JDMA staff have extensive experience in mapping, classifying, analyzing and reporting on different types, occurrences and causes of terrain hazards and assessing the risks to existing or proposed infrastructure. Studies start with stereo air photo and LiDAR terrain analysis, and may include 4D (space-and-time) re-construction of geological frameworks and events (where changed conditions are detectable in multi-temporal airphotos and satellite images). Office studies are often followed by field investigations to inspect critical terrain features. One of the more common hazards mapped and assessed are large slope failures and debris flows on steep mountain slopes and in river valleys. Studies include searches for evidence of slope instability along highways, pipelines and railways, at tunnel and bridge sites, on lands in and around cities, and at industrial plants and commercial buildings. Slope instabilities include various types of active and dormant landslides and creep movements, cave-ins from the solution of underlying evaporite beds, and ground subsidence over abandoned underground mines.

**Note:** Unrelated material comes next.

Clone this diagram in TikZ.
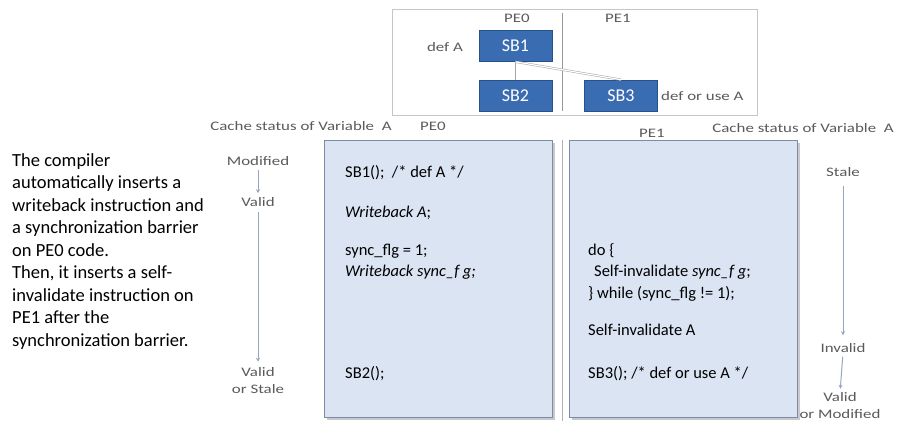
\documentclass[tikz,border=0pt]{standalone}
\usepackage{fontspec}
\setmainfont{Carlito}
\usetikzlibrary{arrows.meta}
\definecolor{sbblue}{RGB}{58,108,178}
\definecolor{sbborder}{RGB}{40,80,140}
\definecolor{codefill}{RGB}{219,228,243}
\definecolor{codeborder}{RGB}{125,140,165}
\definecolor{shadowgray}{RGB}{200,200,205}
\definecolor{lblgray}{RGB}{90,90,90}
\definecolor{arrgray}{RGB}{150,166,192}
\newcommand\wtxt[1]{\scalebox{1.3}[1]{#1}}
\begin{document}
\begin{tikzpicture}[x=1pt,y=-1pt,
  lbl/.style={text=lblgray,font=\fontsize{13}{14}\selectfont,inner sep=0pt,align=center},
  sb/.style={fill=sbblue,draw=sbborder,line width=0.6pt,text=white,minimum width=73pt,minimum height=31pt,inner sep=0pt,font=\fontsize{18}{20}\selectfont},
  codebox/.style={fill=codefill,draw=codeborder,line width=0.8pt},
  boxshadow/.style={fill=shadowgray,draw=none},
  code/.style={anchor=base west,inner sep=0pt,font=\fontsize{16.5}{19}\selectfont},
  para/.style={anchor=base west,inner sep=0pt,font=\fontsize{18.5}{22}\selectfont},
  statarr/.style={draw=arrgray,line width=1pt,-{Stealth[length=4pt,width=4pt]}},
  link/.style={draw=gray!70,line width=0.6pt},
  dlink/.style={draw=gray!70,double=white,double distance=1.2pt,line width=0.5pt}]
\useasboundingbox (0,0) rectangle (900,428);

% top diagram
\draw[draw=gray!45,line width=0.8pt] (392,9) rectangle (757,115);
\draw[draw=gray!80,line width=0.8pt] (562,13) -- (562,111);
\node[lbl] (tpe0) at (517,18) {\wtxt{PE0}};
\node[lbl] (tpe1) at (618,18) {\wtxt{PE1}};
\node[sb] (sb1) at (515.5,46) {SB1};
\node[sb] (sb2) at (515.5,95.5) {SB2};
\node[sb] (sb3) at (621,95.5) {SB3};
\node[lbl] (defa) at (445,47) {\wtxt{def A}};
\node[lbl,anchor=west] (defuse) at (661,96) {\wtxt{def or use A}};
\draw[link] (sb1.south) -- (sb2.north);
\draw[dlink] (sb1.south) -- (sb3.north);

% header labels
\node[lbl] (csl) at (301,126) {\wtxt{Cache status of Variable\ \ A}};
\node[lbl] (hpe0) at (433,126) {\wtxt{PE0}};
\node[lbl] (hpe1) at (652,133) {\wtxt{PE1}};
\node[lbl] (csr) at (803,128) {\wtxt{Cache status of Variable\ \ A}};

% code boxes
\draw[draw=gray!60,line width=1pt] (562,140) -- (562,421);
\fill[boxshadow] (326.5,142.5) rectangle (554.5,419.5);
\fill[boxshadow] (571.5,142.5) rectangle (799.5,419.5);
\draw[codebox] (324,140) rectangle (552,417);
\draw[codebox] (569,140) rectangle (797,417);

\node[code] (c1) at (345,177) {SB1();\ \ /* def A */};
\node[code] (c2) at (345,217) {\textit{Writeback A};};
\node[code] (c3) at (345,255) {sync\_flg = 1;};
\node[code] (c4) at (345,276.5) {\textit{Writeback sync\_f g;}};
\node[code] (c5) at (345,378) {SB2();};

\node[code] (d1) at (588,255) {do \{};
\node[code] (d2) at (594,276.5) {Self-invalidate \textit{sync\_f g};};
\node[code] (d3) at (588,298) {\} while (sync\_flg != 1);};
\node[code] (d4) at (588,335) {Self-invalidate A};
\node[code] (d5) at (588,378) {SB3(); /* def or use A */};

% left status
\node[lbl] (mod) at (258,161) {\wtxt{Modified}};
\node[lbl] (val) at (258,202) {\wtxt{Valid}};
\node[lbl] (vos) at (258,381) {\wtxt{Valid}\\[3pt]\wtxt{or Stale}};
\draw[statarr,shorten <=4pt,shorten >=4pt] (mod.south) -- (val.north);
\draw[statarr,shorten <=5pt,shorten >=6pt] (val.south) -- (vos.north);

% right status
\node[lbl] (stale) at (843,172) {\wtxt{Stale}};
\node[lbl] (inv) at (843,348) {\wtxt{Invalid}};
\node[lbl] (vom) at (840,406) {\wtxt{Valid}\\[3pt]\wtxt{or Modified}};
\draw[statarr,shorten <=9pt,shorten >=8pt] (stale.south) -- (inv.north);
\draw[statarr,shorten <=4pt,shorten >=4pt] (inv.south) -- (vom.north);

% paragraph
\node[para] (p1) at (12,166) {The compiler};
\node[para] (p2) at (12,188.5) {automatically inserts a};
\node[para] (p3) at (12,211) {writeback instruction and};
\node[para] (p4) at (12,233.5) {a synchronization barrier};
\node[para] (p5) at (12,256) {on PE0 code.};
\node[para] (p6) at (12,278.5) {Then, it inserts a self-};
\node[para] (p7) at (12,301) {invalidate instruction on};
\node[para] (p8) at (12,323.5) {PE1 after the};
\node[para] (p9) at (12,346) {synchronization barrier.};
\end{tikzpicture}
\end{document}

The most common slides along major valleys in the three Prairie Provinces are large failures characterized by progressive and episodic creep movements, typically a few centimetres a year, along horizontal bedding planes and bentonite seams in flat-lying overconsolidated bentonitic Cretaceous clay shales. Dormant slides of this nature are easily reactivated from water stored in sag ponds, by river undercutting, and by human excavations at the toe of slides. Hundreds of these shale slides have been mapped and the cause of their failure analysed and described by JDMA staff. In one study, JDMA undertook airphoto mapping of shore conditions in the Qu’Appelle River valley, Saskatchewan, following a major flood that resulted in over a million dollars damage to recreational lands and cottage properties. Most of the damage was located along the shores of the Fishing Lakes, Crooked and Round lakes. At much the same time, active and dormant slides were mapped and described along these same resort lakes, and along both sides of Last Mountain Lake.

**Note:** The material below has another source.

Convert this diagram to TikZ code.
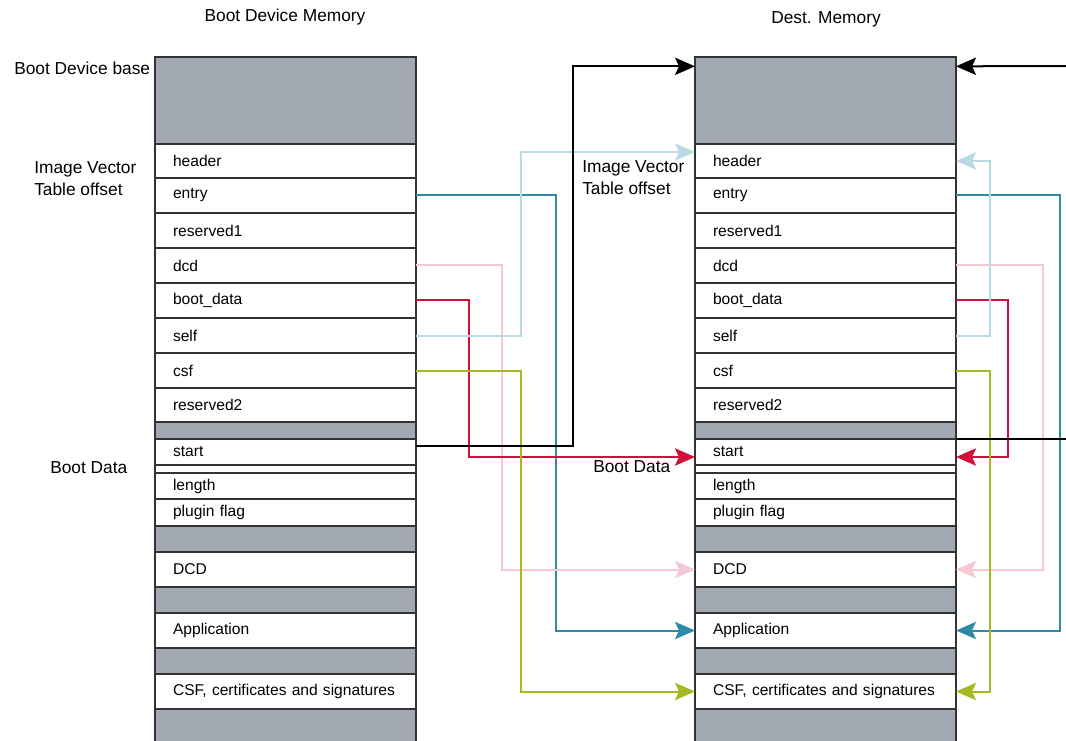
\documentclass[tikz,border=0pt]{standalone}
\usepackage{fontspec}
\setmainfont{Liberation Sans}
\usetikzlibrary{arrows.meta}

\definecolor{memgray}{RGB}{162,169,178}
\definecolor{boxline}{RGB}{51,51,51}
\definecolor{tealline}{RGB}{46,139,166}
\definecolor{pinkline}{RGB}{245,200,212}
\definecolor{redline}{RGB}{208,16,58}
\definecolor{blueline}{RGB}{185,218,228}
\definecolor{greenline}{RGB}{168,184,32}

\tikzset{
	cell/.style={rectangle, draw=boxline, line width=1.3pt, anchor=north west,
		text width=168.75pt, inner xsep=13.5pt, inner ysep=0pt, outer sep=0pt,
		align=left, font=\fontsize{11.7}{13}\selectfont},
	side/.style={anchor=west, inner sep=0pt, align=left, font=\fontsize{13}{16.5}\selectfont},
	conn/.style={line width=1.5pt},
}

\begin{document}
\begin{tikzpicture}[x=0.75pt, y=-0.75pt, >={Stealth[length=15pt, width=13pt, inset=3pt]}]
		\useasboundingbox (0,0) rectangle (1066,741);
		
		% Memory columns
		\foreach \col/\xl in {L/155, R/695} {
			\foreach \name/\ya/\yb/\txt/\fc in {
				g0/57/144//memgray, hdr/144/178/header/white, entry/178/213/entry/white,
				resa/213/248/reserved1/white, dcd/248/283/dcd/white,
				bdata/283/318/boot\_data/white, self/318/353/self/white,
				csf/353/388/csf/white, resb/388/422/reserved2/white,
				g1/422/439//memgray, start/439/465/start/white, sep/465/473//white,
				len/473/499/length/white, plug/499/526/plugin flag/white,
				g2/526/552//memgray, DCD/552/587/DCD/white, g3/587/613//memgray,
				app/613/648/Application/white, g4/648/674//memgray,
				CSF/674/709/{CSF, certificates and signatures}/white, g5/709/746//memgray} {
				\node[cell, fill=\fc, minimum height={(\yb-\ya)*0.75pt}] (\col\name) at (\xl,\ya) {\txt};
			}
		}
		
		% Titles and side labels
		\node[font=\fontsize{13}{16}\selectfont] (ttlL) at (285,17) {Boot Device Memory};
		\node[font=\fontsize{13}{16}\selectfont] (ttlR) at (826,19) {Dest. Memory};
		\node[side] (base) at (14,68) {Boot Device base};
		\node[side] (ivtL) at (34,179) {Image Vector\\Table offset};
		\node[side] (bdL) at (50,468) {Boot Data};
		\node[side] (ivtR) at (582,178) {Image Vector\\Table offset};
		\node[side] (bdR) at (593,467) {Boot Data};
		
		% Free ends on the right
		\coordinate (inR) at (1070,66);
		
		% Lines from boot device memory
		\draw[conn, tealline, ->] (Lentry.east) -- ++(140,0) |- (Rapp.west);
		\draw[conn, pinkline, ->] (Ldcd.east) -- ++(86,0) |- (RDCD.west);
		\draw[conn, redline, ->] (Lbdata.east) -- ++(53,0) |- ([yshift=-3.75pt]Rstart.west);
		\draw[conn, blueline, ->] (Lself.east) -- ++(105,0) |- ([yshift=6.75pt]Rhdr.west);
		\draw[conn, greenline, ->] (Lcsf.east) -- ++(105,0) |- (RCSF.west);
		\draw[conn, black, ->] ([yshift=4.5pt]Lstart.east) -- ++(157,0) |- ([yshift=-7pt]Rg0.north west);
		
		% Lines within dest. memory
		\draw[conn, tealline, ->] (Rentry.east) -- ++(104,0) |- (Rapp.east);
		\draw[conn, pinkline, ->] (Rdcd.east) -- ++(87,0) |- (RDCD.east);
		\draw[conn, redline, ->] (Rbdata.east) -- ++(52,0) |- ([yshift=-3.75pt]Rstart.east);
		\draw[conn, blueline, ->] (Rself.east) -- ++(34,0) |- (Rhdr.east);
		\draw[conn, greenline, ->] (Rcsf.east) -- ++(34,0) |- (RCSF.east);
		\draw[conn, black, ->] (inR) -- ([yshift=-7pt]Rg0.north east);
		\draw[conn, black] (Rstart.north east) -- ++(112,0);
		
	\end{tikzpicture}
\end{document}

Our engineers and geoscientists have identified and analysed various geohazards in mountainous terrain, including rock slumps, debris flows, rockfall and snow avalanches, talus accumulations, and rockslides originating along the top and sides of steep cirque headwalls, where mine sites are proposed in mountainous terrain. Huge rock slides and fault-like sackungen features have been mapped at sites along the Columbia River valley, where large hydro dams and reservoirs have now been built. Some of these slides are still being monitored – for example, Downie Creek Slide and slides along slopes above the Mica Dam reservoir.
In all cases, JDMA combines their expertise in stereo air photo and DEM analysis with the latest available maps and field data to identify and assess potential geohazards and to develop information used for risk assessment, monitoring and mitigation.